Hay una escena de Capitan Fantastic en la que Viggo Mortensen, padre, le dice a George MacKay, hijo a punto de entrar a la universidad, una retahíla de consejos que, si algún día llego a ser director de un centro escolar, escribiré en una placa conmemorativa que colgaré en el hall.
“Cuando te acuestes con una mujer sé amable y escúchala. Trátala con respeto y dignidad, aunque no la quieras. Di siempre la verdad, toma el camino honrado. Vive cada minuto como si fuera el último. Exprímelo.
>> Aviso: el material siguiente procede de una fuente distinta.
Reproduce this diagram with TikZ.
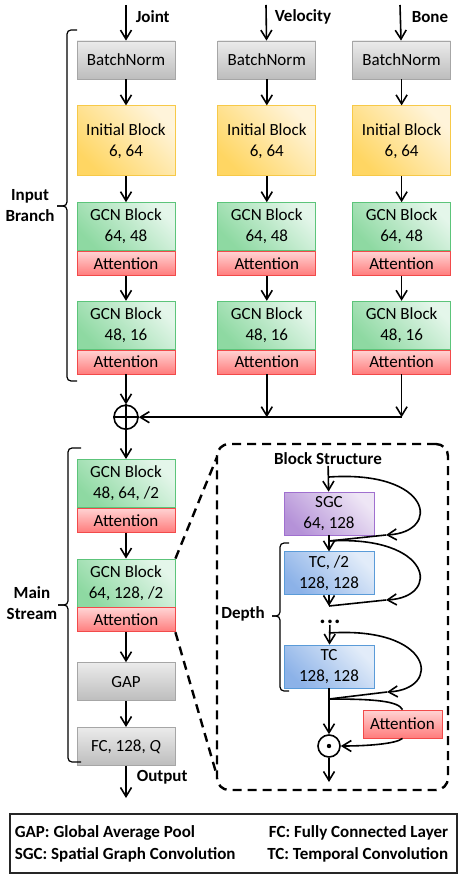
\documentclass[tikz,border=0pt]{standalone}
\usepackage{fontspec}
\setmainfont{Carlito}
\usepackage{tikz}
\usetikzlibrary{arrows.meta,positioning,calc}
\usepackage{xcolor}
\definecolor{bnTop}{HTML}{EBEBEB}
\definecolor{bnBot}{HTML}{BDBDBD}
\definecolor{bnLine}{HTML}{A6A6A6}
\definecolor{inTop}{HTML}{FFF4DA}
\definecolor{inBot}{HTML}{FFD663}
\definecolor{inLine}{HTML}{F7C948}
\definecolor{gcTop}{HTML}{E4F6EA}
\definecolor{gcBot}{HTML}{8ED9A2}
\definecolor{gcLine}{HTML}{5CC47A}
\definecolor{atTop}{HTML}{FFD3D3}
\definecolor{atBot}{HTML}{FF7C7C}
\definecolor{atLine}{HTML}{F24A4A}
\definecolor{sgTop}{HTML}{EEE6F5}
\definecolor{sgBot}{HTML}{B592D8}
\definecolor{sgLine}{HTML}{A070CF}
\definecolor{tcTop}{HTML}{E2ECF9}
\definecolor{tcBot}{HTML}{8CB2E8}
\definecolor{tcLine}{HTML}{5A9BD8}

\begin{document}
\begin{tikzpicture}[x=1pt, y=1pt, >={Straight Barb[length=9pt,width=11pt]}, line width=1.6pt, node distance=26pt, font=\fontsize{17}{21}\selectfont]
\tikzstyle{blk}=[draw, line width=0.8pt, minimum width=98pt, inner sep=0pt, align=center]
\tikzstyle{bnorm}=[blk, draw=bnLine, top color=bnTop, bottom color=bnBot, minimum height=38pt]
\tikzstyle{initblk}=[blk, draw=inLine, top color=inTop, bottom color=inBot, shading angle=-45, minimum height=70pt]
\tikzstyle{gcn}=[blk, draw=gcLine, top color=gcTop, bottom color=gcBot, shading angle=-45, minimum height=48pt]
\tikzstyle{attn}=[blk, draw=atLine, top color=atTop, bottom color=atBot, minimum height=24pt]
\tikzstyle{sgcblk}=[blk, draw=sgLine, top color=sgTop, bottom color=sgBot, shading angle=-45, minimum width=90pt, minimum height=43pt]
\tikzstyle{tcblk}=[blk, draw=tcLine, top color=tcTop, bottom color=tcBot, shading angle=-45, minimum width=90pt, minimum height=43pt]
\tikzstyle{lbl}=[font=\fontsize{17}{21}\selectfont\bfseries, align=center, inner sep=0pt]
\tikzstyle{brace}=[line width=1.2pt, rounded corners=4pt]
\tikzstyle{zoomline}=[line width=2.4pt, dash pattern=on 9pt off 6pt]
\useasboundingbox (0,0) rectangle (463,-890);

% three input branches
\node[bnorm] (bn1) at (126,-60) {BatchNorm};
\node[bnorm, right=42pt of bn1] (bn2) {BatchNorm};
\node[bnorm, right=36pt of bn2] (bn3) {BatchNorm};
\node[initblk, below=of bn1] (ib1) {Initial Block\\6, 64};
\node[initblk, below=of bn2] (ib2) {Initial Block\\6, 64};
\node[initblk, below=of bn3] (ib3) {Initial Block\\6, 64};
\node[gcn, below=of ib1] (ga1) {GCN Block\\64, 48};
\node[gcn, below=of ib2] (ga2) {GCN Block\\64, 48};
\node[gcn, below=of ib3] (ga3) {GCN Block\\64, 48};
\node[attn, below=0pt of ga1] (aa1) {Attention};
\node[attn, below=0pt of ga2] (aa2) {Attention};
\node[attn, below=0pt of ga3] (aa3) {Attention};
\node[gcn, below=25pt of aa1] (gb1) {GCN Block\\48, 16};
\node[gcn, below=25pt of aa2] (gb2) {GCN Block\\48, 16};
\node[gcn, below=25pt of aa3] (gb3) {GCN Block\\48, 16};
\node[attn, below=0pt of gb1] (ab1) {Attention};
\node[attn, below=0pt of gb2] (ab2) {Attention};
\node[attn, below=0pt of gb3] (ab3) {Attention};

\coordinate (in1) at (126,-5);
\coordinate (in2) at (266,-5);
\coordinate (in3) at (400,-5);
\node[lbl, anchor=west] at (135,-17) {Joint};
\node[lbl, anchor=west] at (274,-17) {Velocity};
\node[lbl, anchor=west] at (411,-17) {Bone};

\draw[->] (in1) -- (bn1);
\draw[->] (in2) -- (bn2);
\draw[->] (in3) -- (bn3);
\draw[->] (bn1) -- (ib1);
\draw[->] (bn2) -- (ib2);
\draw[->] (bn3) -- (ib3);
\draw[->] (ib1) -- (ga1);
\draw[->] (ib2) -- (ga2);
\draw[->] (ib3) -- (ga3);
\draw[->] (aa1) -- (gb1);
\draw[->] (aa2) -- (gb2);
\draw[->] (aa3) -- (gb3);

% fusion
\node[circle, draw, minimum size=24pt, inner sep=0pt, below=30pt of ab1] (sum) {};
\draw (sum.north) -- (sum.south) (sum.west) -- (sum.east);
\draw[->] (ab1) -- (sum);
\draw[->] (ab2) -- (ab2 |- sum);
\draw[->] (ab3) -- (ab3 |- sum);
\draw[->] (ab3 |- sum) -- (sum);

% main stream
\node[gcn, below=29pt of sum] (gc3) {GCN Block\\48, 64, /2};
\node[attn, below=0pt of gc3] (at3) {Attention};
\node[gcn, below=of at3] (gc4) {GCN Block\\64, 128, /2};
\node[attn, below=0pt of gc4] (at4) {Attention};
\node[bnorm, below=30pt of at4] (gap) {GAP};
\node[bnorm, below=of gap] (fc) {FC, 128, \textit{Q}};
\coordinate (outp) at (126,-798);
\node[lbl, anchor=west] at (136,-777) {Output};

\draw[->] (sum) -- (gc3);
\draw[->] (at3) -- (gc4);
\draw[->] (at4) -- (gap);
\draw[->] (gap) -- (fc);
\draw[->] (fc) -- (outp);

% braces
\draw[brace] (77,-30) -- (67,-30) -- (67,-206) -- (57,-206);
\draw[brace] (77,-381) -- (67,-381) -- (67,-206) -- (57,-206);
\node[lbl] at (30,-206) {Input\\Branch};
\draw[brace] (81,-448) -- (68,-448) -- (68,-605) -- (58,-605);
\draw[brace] (81,-762) -- (68,-762) -- (68,-605) -- (58,-605);
\node[lbl] at (32,-603) {Main\\Stream};

% block structure
\node[draw, zoomline, rounded corners=12pt, minimum width=231pt, minimum height=346pt] (detail) at (332.5,-617) {};
\coordinate (dtop) at (217,-457);
\coordinate (dbot) at (217,-776);
\draw[zoomline] (gc4.north east) -- (dtop);
\draw[zoomline] (at4.south east) -- (dbot);

\node[lbl] (bs) at (328,-459) {Block Structure};
\node[sgcblk] (sg) at (329,-513.5) {SGC\\64, 128};
\node[tcblk, below=16pt of sg] (tc1) {TC, /2\\128, 128};
\node[lbl, font=\fontsize{24}{24}\selectfont\bfseries, text height=4pt, text depth=0pt, inner sep=1pt] (dots) at (330,-621) {.\hspace{1pt}.\hspace{1pt}.};
\node[tcblk] (tc2) at (329,-666.5) {TC\\128, 128};
\node[attn, minimum width=79pt, minimum height=28pt] (at5) at (402.5,-724) {Attention};
\node[circle, draw, minimum size=22pt, inner sep=0pt] (mul) at (329,-746) {};
\fill (mul.center) circle (2.2pt);
\coordinate (bout) at (329,-782);

\coordinate (j0) at (329,-477);
\coordinate (j1) at (329,-541);
\coordinate (j2) at (329,-606);
\coordinate (j3) at (329,-633);
\coordinate (j4) at (329,-699);
\coordinate (t1) at (386,-535);
\coordinate (t2) at (386,-600);
\coordinate (t3) at (387,-692);

\draw[->] (bs) -- (sg);
\draw[->] (sg) -- (tc1);
\draw[->] (tc1) -- (j2);
\draw[->] (dots) -- (tc2);
\draw[->] (tc2) -- (mul);
\draw[->] (mul) -- (bout);
\draw[->] (j0) .. controls (432,-470) and (442,-532) .. (t1);
\draw (t1) -- (j1);
\draw[->] (j1) .. controls (432,-535) and (442,-597) .. (t2);
\draw (t2) -- (j2);
\draw[->] (j3) .. controls (433,-626) and (443,-689) .. (t3);
\draw (t3) -- (j4);
\draw (j4) .. controls (375,-699) and (398,-701) .. (at5.north);
\draw[->] (at5.south) .. controls (396,-744) and (366,-746) .. (mul.east);

\draw[brace] (289,-543) -- (280,-543) -- (280,-616) -- (272,-616);
\draw[brace] (289,-691) -- (280,-691) -- (280,-616) -- (272,-616);
\node[lbl] at (243,-614) {Depth};

% legend
\node[draw, line width=1.2pt, draw=black!85, minimum width=447pt, minimum height=59pt] (legend) at (233.5,-843.5) {};
\node[lbl, anchor=west] at (14,-833) {GAP: Global Average Pool};
\node[lbl, anchor=west] at (14,-855) {SGC: Spatial Graph Convolution};
\node[lbl, anchor=east] at (449,-833) {FC: Fully Connected Layer};
\node[lbl, anchor=east] at (449,-855) {TC: Temporal Convolution};
\end{tikzpicture}
\end{document}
Sé aventurero, sé osado, pero saboréalo, pasa rápido. No te mueras”. Firmado, el putísimo Aragorn II.
En el mundo en que vivimos, entregado a la productividad y al saber hacer, parece que no es posible permanecer al margen. Que ahora ni tan siquiera los niños tienen derecho a aburrirse. Siempre habrá un dedo que les señale el camino a seguir, y si algo me enseñó doña Luisa es que al final, el tiempo, pone a todo el mundo en su lugar. Seas un grupo pop de los noventa, Terminator, un alumno con problemas de lectura o un elefante en medio de una habitación repleta de gente.